A computer can tell with 78 percent accuracy when someone is thinking about a hammer and not pliers.
Crime investigators always have their ears open for information only a perpetrator could know—where a gun used in a murder was stashed, perhaps, or what wounds a stabbing inflicted. So imagine a detective asking a suspect about a killing, describing the crime scene to get the suspect to visualize the attack. The detective is careful not to mention the murder weapon. Once the suspect has conjured up the scene, the detective asks him to envision the weapon. Pay dirt: his pattern of brain activity screams "hammer" as loud and clear as if he had blurted it out.
To detect patterns of brain activity, a subject must agree to lie still in a neuroimaging device such as a functional magnetic resonance imaging (fMRI) tube, but in an age when many jurisdictions compel not only convicts but also suspects to provide a DNA sample, that isn't difficult to imagine. Now, neither is the prospect of reading thoughts by decoding brain-activity patterns. Just a year ago, neuroscientists couldn't do much better than distinguish thoughts of faces from thoughts of places (the brain has distinct regions that process images of each). "All we could do was tell which brain region was active," says neuroscientist John-Dylan Haynes of the Max Planck Institute for Human Cognitive and Brain Sciences in Leipzig, Germany. "There were real limits on our ability to read the content of that activity." No longer. "The new realization is that every thought is associated with a pattern of brain activity," says Haynes, "and you can train a computer to recognize the pattern associated with a particular thought."

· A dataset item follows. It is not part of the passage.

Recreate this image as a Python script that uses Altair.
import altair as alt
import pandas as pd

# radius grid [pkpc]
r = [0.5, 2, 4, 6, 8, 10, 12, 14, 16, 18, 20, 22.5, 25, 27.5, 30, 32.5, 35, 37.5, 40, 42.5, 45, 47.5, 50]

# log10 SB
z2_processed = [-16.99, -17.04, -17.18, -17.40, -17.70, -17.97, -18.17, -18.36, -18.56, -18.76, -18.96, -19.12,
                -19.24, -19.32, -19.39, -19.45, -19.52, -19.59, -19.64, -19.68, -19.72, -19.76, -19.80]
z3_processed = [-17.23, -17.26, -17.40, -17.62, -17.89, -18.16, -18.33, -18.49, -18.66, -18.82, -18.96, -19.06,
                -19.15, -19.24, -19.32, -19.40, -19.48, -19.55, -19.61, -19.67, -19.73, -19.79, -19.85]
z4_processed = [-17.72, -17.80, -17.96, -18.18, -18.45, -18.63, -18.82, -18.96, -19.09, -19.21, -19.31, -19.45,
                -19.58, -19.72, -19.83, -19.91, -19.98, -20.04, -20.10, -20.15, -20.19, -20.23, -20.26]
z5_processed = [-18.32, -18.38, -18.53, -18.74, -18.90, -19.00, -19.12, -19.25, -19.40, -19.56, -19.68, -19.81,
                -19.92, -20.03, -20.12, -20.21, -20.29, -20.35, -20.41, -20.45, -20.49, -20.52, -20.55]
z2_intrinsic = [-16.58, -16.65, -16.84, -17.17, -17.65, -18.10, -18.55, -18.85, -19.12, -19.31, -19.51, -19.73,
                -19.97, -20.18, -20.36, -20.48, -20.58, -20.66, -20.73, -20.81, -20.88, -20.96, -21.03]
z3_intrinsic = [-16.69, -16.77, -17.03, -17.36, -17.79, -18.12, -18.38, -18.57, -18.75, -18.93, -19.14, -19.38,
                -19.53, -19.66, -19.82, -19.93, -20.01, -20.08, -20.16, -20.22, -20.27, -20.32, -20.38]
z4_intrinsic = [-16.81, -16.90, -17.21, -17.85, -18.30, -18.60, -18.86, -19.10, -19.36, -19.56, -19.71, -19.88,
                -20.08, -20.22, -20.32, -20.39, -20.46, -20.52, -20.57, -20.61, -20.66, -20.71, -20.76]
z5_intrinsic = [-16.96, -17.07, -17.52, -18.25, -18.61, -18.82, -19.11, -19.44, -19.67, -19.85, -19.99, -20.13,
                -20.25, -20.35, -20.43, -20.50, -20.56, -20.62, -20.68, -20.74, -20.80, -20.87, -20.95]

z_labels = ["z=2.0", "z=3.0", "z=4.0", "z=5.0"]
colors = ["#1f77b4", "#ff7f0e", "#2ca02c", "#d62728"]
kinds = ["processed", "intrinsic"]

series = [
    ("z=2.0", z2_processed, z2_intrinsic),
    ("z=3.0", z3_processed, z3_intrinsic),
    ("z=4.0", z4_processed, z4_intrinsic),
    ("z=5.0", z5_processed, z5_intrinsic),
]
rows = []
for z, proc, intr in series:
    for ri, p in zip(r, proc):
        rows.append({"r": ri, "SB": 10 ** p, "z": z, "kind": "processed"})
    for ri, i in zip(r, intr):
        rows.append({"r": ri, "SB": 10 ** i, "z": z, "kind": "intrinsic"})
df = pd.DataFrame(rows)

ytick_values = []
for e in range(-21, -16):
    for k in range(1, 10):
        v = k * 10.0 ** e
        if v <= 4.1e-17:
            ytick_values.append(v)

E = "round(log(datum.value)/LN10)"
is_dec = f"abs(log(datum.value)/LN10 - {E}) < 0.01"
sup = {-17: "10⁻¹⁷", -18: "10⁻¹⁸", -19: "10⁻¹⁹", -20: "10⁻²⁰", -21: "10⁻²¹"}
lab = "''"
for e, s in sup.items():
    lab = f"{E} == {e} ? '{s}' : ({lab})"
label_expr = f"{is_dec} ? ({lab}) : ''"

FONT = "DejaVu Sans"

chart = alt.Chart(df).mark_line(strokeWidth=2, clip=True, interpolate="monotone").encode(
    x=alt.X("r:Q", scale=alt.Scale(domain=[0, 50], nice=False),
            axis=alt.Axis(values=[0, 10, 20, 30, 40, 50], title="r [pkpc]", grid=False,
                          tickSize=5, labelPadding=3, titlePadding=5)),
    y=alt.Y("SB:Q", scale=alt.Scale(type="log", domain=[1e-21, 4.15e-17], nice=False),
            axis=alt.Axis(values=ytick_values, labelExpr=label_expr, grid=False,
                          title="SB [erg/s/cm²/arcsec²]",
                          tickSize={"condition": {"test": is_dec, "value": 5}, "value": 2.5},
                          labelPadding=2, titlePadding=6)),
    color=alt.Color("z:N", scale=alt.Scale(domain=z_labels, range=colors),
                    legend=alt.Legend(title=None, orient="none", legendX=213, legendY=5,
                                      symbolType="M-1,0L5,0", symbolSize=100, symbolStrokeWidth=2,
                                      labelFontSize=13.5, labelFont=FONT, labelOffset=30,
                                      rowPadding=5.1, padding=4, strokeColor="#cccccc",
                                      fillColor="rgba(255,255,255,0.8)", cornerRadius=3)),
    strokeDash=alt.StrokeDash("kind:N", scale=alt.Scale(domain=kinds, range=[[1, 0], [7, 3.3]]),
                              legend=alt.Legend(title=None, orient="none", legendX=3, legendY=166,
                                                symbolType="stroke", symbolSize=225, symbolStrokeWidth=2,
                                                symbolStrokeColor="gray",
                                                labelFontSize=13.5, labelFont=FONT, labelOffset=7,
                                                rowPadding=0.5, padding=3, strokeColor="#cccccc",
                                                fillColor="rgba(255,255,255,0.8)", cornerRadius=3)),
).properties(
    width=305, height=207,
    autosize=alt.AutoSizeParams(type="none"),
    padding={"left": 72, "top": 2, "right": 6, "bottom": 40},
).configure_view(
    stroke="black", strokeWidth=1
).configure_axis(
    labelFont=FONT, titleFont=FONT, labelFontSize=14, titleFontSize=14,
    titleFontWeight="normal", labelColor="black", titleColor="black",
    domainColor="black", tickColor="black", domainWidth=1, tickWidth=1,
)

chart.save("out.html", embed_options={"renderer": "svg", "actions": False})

We'll get to the ethical implications of that, but first consider how quickly mind reading is advancing. Less than three years ago, it was a big deal when studies measured brain activity in people looking at a grating slanted either left or right; fMRI patterns in the visual cortex revealed which grating the volunteers saw. At the time, neuroscientist Geraint Rees of University College London said, "If our approach could be expanded upon, it might be possible to predict what someone was thinking or seeing from brain activity alone." Last year Haynes and colleagues found that even intentions leave a telltale trace in the brain. When people thought about either adding two numbers or subtracting them, an fMRI scan of their prefrontal cortex detected activity characteristic of either.

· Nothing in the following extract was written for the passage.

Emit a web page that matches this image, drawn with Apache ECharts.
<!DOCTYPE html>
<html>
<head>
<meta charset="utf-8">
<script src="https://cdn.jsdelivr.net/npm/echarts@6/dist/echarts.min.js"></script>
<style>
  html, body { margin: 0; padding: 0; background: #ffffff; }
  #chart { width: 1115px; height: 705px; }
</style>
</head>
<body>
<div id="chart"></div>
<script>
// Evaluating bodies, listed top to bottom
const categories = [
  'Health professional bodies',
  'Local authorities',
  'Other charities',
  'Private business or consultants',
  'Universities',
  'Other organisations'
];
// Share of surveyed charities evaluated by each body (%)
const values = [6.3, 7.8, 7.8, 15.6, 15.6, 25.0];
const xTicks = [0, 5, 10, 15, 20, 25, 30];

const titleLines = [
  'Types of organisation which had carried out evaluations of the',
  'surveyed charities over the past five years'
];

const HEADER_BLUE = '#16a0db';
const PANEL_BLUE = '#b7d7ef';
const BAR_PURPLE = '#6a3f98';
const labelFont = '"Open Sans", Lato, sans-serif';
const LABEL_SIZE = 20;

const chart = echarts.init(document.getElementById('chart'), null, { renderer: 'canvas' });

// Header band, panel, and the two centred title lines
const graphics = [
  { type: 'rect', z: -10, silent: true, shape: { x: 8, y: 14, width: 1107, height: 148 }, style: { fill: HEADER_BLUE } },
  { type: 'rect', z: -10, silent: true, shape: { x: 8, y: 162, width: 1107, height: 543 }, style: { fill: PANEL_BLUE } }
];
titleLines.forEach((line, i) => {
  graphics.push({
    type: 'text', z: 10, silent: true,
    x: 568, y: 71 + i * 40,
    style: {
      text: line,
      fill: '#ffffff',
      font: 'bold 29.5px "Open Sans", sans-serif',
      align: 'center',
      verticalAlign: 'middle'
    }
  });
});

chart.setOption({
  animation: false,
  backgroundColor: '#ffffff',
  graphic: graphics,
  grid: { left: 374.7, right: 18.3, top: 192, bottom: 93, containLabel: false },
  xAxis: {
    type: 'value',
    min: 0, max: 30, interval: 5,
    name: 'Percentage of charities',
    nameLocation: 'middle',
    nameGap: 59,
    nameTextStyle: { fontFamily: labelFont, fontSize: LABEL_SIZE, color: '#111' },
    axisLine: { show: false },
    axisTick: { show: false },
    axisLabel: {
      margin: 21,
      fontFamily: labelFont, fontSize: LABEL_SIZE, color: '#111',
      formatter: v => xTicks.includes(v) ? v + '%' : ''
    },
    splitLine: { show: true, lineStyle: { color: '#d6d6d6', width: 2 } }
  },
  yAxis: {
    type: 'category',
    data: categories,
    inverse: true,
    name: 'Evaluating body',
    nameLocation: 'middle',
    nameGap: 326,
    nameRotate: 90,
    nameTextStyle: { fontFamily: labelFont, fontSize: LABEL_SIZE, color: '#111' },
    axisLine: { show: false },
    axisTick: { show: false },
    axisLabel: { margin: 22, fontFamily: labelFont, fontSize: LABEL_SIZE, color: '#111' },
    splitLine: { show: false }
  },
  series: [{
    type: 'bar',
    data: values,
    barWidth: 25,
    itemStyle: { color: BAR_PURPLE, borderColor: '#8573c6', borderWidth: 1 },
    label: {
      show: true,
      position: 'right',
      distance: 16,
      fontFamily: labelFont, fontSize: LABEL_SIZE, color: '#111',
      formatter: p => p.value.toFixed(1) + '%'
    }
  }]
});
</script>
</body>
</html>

Now research has broken the "content" barrier. Scientists at Carnegie Mellon University showed people drawings of five tools (hammer, drill and the like) and five dwellings (castle, igloo …) and asked them to think about each object's properties, uses and anything else that came to mind. Meanwhile, fMRI measured activity throughout each volunteer's brain. As the scientists report this month in the journal PLoS One, the activity pattern evoked by each object was so distinctive that the computer could tell with 78 percent accuracy when someone was thinking about a hammer and not, say, pliers. CMU neuroscientist Marcel Just thinks they can improve the accuracy (which reached 94 percent for one person) if people hold still in the fMRI and keep their thoughts from drifting to, say, lunch.

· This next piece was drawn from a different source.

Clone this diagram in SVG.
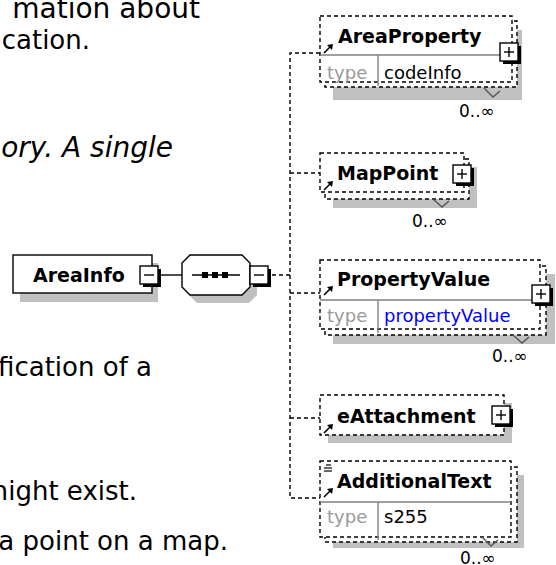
<svg xmlns="http://www.w3.org/2000/svg" width="556" height="565" viewBox="0 0 556 565">
<style>
.doc{font-family:"DejaVu Sans","Verdana",sans-serif;font-size:26px;fill:#000;text-anchor:end}
.big{font-size:28px}
.lbl{font-family:"DejaVu Sans","Verdana",sans-serif;font-size:19px;font-weight:bold;fill:#000}
.typ{font-family:"DejaVu Sans","Verdana",sans-serif;font-size:18px;fill:#999}
.val{font-family:"DejaVu Sans","Verdana",sans-serif;font-size:18px;fill:#000}
.blue{fill:#0000ff}
.occ{font-family:"DejaVu Sans","Verdana",sans-serif;font-size:17px;fill:#000}
.dbox{fill:#fff;stroke:#000;stroke-width:1.4;stroke-dasharray:4,3}
.sbox{fill:#fff;stroke:#000;stroke-width:1.4}
.shadow{fill:#c0c0c0}
.div{stroke:#808080;stroke-width:1.4}
.con{fill:none;stroke:#000;stroke-width:1.4;stroke-dasharray:4,3}
.sol{fill:none;stroke:#000;stroke-width:1.4}
.notch{fill:none;stroke:#555;stroke-width:1.4}
</style>
<defs>
<g id="plus">
<rect x="3" y="3" width="18" height="18" fill="#000"/>
<rect x="0" y="0" width="18" height="18" fill="#fff" stroke="#000" stroke-width="1.4"/>
<line x1="4" y1="9" x2="14" y2="9" stroke="#000" stroke-width="1.4"/>
<line x1="9" y1="4" x2="9" y2="14" stroke="#000" stroke-width="1.4"/>
</g>
<g id="minus">
<rect x="3" y="3" width="18" height="18" fill="#000"/>
<rect x="0" y="0" width="18" height="18" fill="#fff" stroke="#000" stroke-width="1.4"/>
<line x1="4" y1="9" x2="14" y2="9" stroke="#000" stroke-width="1.4"/>
</g>
<g id="ref">
<line x1="0" y1="8" x2="7" y2="1" stroke="#000" stroke-width="1.6"/>
<polygon points="9,-1 3,0 8,5" fill="#000"/>
</g>
</defs>

<g id="doc-text">
<text class="doc big" x="200" y="18">mation about</text>
<text class="doc" x="90" y="49">cation.</text>
<text class="doc big" x="173" y="157" font-style="italic">ory. A single</text>
<text class="doc" x="152" y="376">fication of a</text>
<text class="doc" x="137" y="500">might exist.</text>
<text class="doc" x="228" y="550">a point on a map.</text>
</g>

<g id="connectors">
<line class="sol" x1="161" y1="275" x2="182" y2="275"/>
<line class="con" x1="272" y1="275" x2="290" y2="275"/>
<polyline class="con" points="320,53 290,53 290,498 320,498"/>
<line class="con" x1="290" y1="173" x2="320" y2="173"/>
<line class="con" x1="290" y1="293" x2="320" y2="293"/>
<line class="con" x1="290" y1="418" x2="320" y2="418"/>
</g>

<g id="AreaInfo">
<rect class="shadow" x="20" y="263" width="138" height="39"/>
<rect class="sbox" x="13" y="255" width="139" height="38"/>
<text class="lbl" x="33" y="282">AreaInfo</text>
<use href="#minus" x="140" y="266"/>
</g>

<g id="sequence">
<polygon class="shadow" points="197,263 249,263 257,271 257,295 249,303 197,303 189,295 189,271"/>
<polygon class="sbox" points="190,255 242,255 250,263 250,287 242,295 190,295 182,287 182,263"/>
<line class="sol" x1="192" y1="275" x2="240" y2="275"/>
<rect x="202" y="272" width="6" height="6" fill="#000"/>
<rect x="212" y="272" width="6" height="6" fill="#000"/>
<rect x="222" y="272" width="6" height="6" fill="#000"/>
<use href="#minus" x="250" y="266"/>
</g>

<g id="AreaProperty">
<rect class="shadow" x="333" y="30" width="189" height="70"/>
<rect class="dbox" x="325" y="21" width="192" height="66"/>
<rect class="dbox" x="320" y="16" width="192" height="66"/>
<line class="div" x1="320" y1="55" x2="512" y2="55"/>
<line class="div" x1="378" y1="55" x2="378" y2="86"/>
<text class="lbl" x="338" y="43">AreaProperty</text>
<text class="typ" x="327" y="79">type</text>
<text class="val" x="384" y="79">codeInfo</text>
<use href="#ref" x="324" y="45"/>
<use href="#plus" x="500" y="43"/>
<polyline class="notch" points="484,88 493,97 500,91"/>
<text class="occ" x="459" y="117">0..∞</text>
</g>

<g id="MapPoint">
<rect class="shadow" x="333" y="167" width="144" height="41"/>
<rect class="dbox" x="325" y="159" width="144" height="40"/>
<rect class="dbox" x="320" y="153" width="144" height="39"/>
<text class="lbl" x="337" y="180">MapPoint</text>
<use href="#ref" x="324" y="182"/>
<use href="#plus" x="453" y="165"/>
<polyline class="notch" points="433,199 442,207 449,201"/>
<text class="occ" x="412" y="227">0..∞</text>
</g>

<g id="PropertyValue">
<rect class="shadow" x="333" y="274" width="222" height="70"/>
<rect class="dbox" x="325" y="266" width="221" height="69"/>
<rect class="dbox" x="320" y="260" width="220" height="69"/>
<line class="div" x1="320" y1="300" x2="540" y2="300"/>
<line class="div" x1="378" y1="300" x2="378" y2="333"/>
<text class="lbl" x="337" y="286">PropertyValue</text>
<text class="typ" x="327" y="322">type</text>
<text class="val blue" x="384" y="322">propertyValue</text>
<use href="#ref" x="324" y="287"/>
<use href="#plus" x="532" y="285"/>
<polyline class="notch" points="513,335 522,343 529,337"/>
<text class="occ" x="492" y="362">0..∞</text>
</g>

<g id="eAttachment">
<rect class="shadow" x="328" y="403" width="184" height="40"/>
<rect class="dbox" x="320" y="395" width="184" height="40"/>
<text class="lbl" x="337" y="423">eAttachment</text>
<use href="#ref" x="324" y="425"/>
<use href="#plus" x="492" y="406"/>
</g>

<g id="AdditionalText">
<rect class="shadow" x="333" y="475" width="191" height="73"/>
<rect class="dbox" x="325" y="467" width="192" height="75"/>
<rect class="dbox" x="320" y="461" width="191" height="76"/>
<line class="div" x1="320" y1="502" x2="511" y2="502"/>
<line class="div" x1="378" y1="502" x2="378" y2="540"/>
<line x1="326" y1="465" x2="331" y2="465" stroke="#000" stroke-width="1.2"/>
<line x1="324" y1="468" x2="332" y2="468" stroke="#000" stroke-width="1.2"/>
<line x1="324" y1="471" x2="332" y2="471" stroke="#000" stroke-width="1.2"/>
<text class="lbl" x="337" y="488">AdditionalText</text>
<text class="typ" x="327" y="523">type</text>
<text class="val" x="384" y="523">s255</text>
<use href="#ref" x="324" y="489"/>
<polyline class="notch" points="482,537 491,546 498,540"/>
<text class="occ" x="460" y="564">0..∞</text>
</g>
</svg>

As always, the results have to be replicated by independent labs before they can be accepted. But this is the first time any mind-reading technique has achieved such specificity. Remarkably, the activity patterns—from visual areas to movement area to regions that encode abstract ideas like the feudal associations of a castle—were eerily similar from one person to another. "This establishes, as never before, that there is a commonality in how different people's brains represent the same object," said CMU's Tom Mitchell.
If what your brain does when it thinks about an igloo is almost identical to what mine does, that suggests the possibility of a universal mind-reading dictionary, in which brain-activity pattern x means thought y in most people. It is not clear if that will be true for things more complicated that pliers and igloos, however. "The more detailed the thought is, the more different these patterns get, because different people have different associations for an object or idea," says Haynes. "We're much closer to this than we were two years ago, but still far from a universal mind-reading machine." How far? The CMU group is determining the brain patterns that encode abstract ideas (honesty, democracy), words and sentences, a big step toward a mind-reading dictionary.
Scientists are keenly aware of the ethical issues posed by reading minds. For one thing, it probably isn't necessary, if you decide to read people's thoughts, to get them to lie still in an fMRI tube and think. Nothing in physics rules out remote detection of brain activity. In fact, says law professor Hank Greely of Stanford, an infrared device under development might read thoughts using little more than a headband. He can imagine a despot scanning citizens' brains while they look at photos of him, to see who's an opponent. The use of mind reading in criminal and terrorism investigations seems inevitable, raising issues of reliability and self-incrimination. As with all technology, some uses will bring unalloyed benefits (translating a quadriplegic's thoughts to move a prosthetic limb). Other uses … well, as Greely says, "we really don't know where this will end." That mind reading has begun, however, there is now no doubt.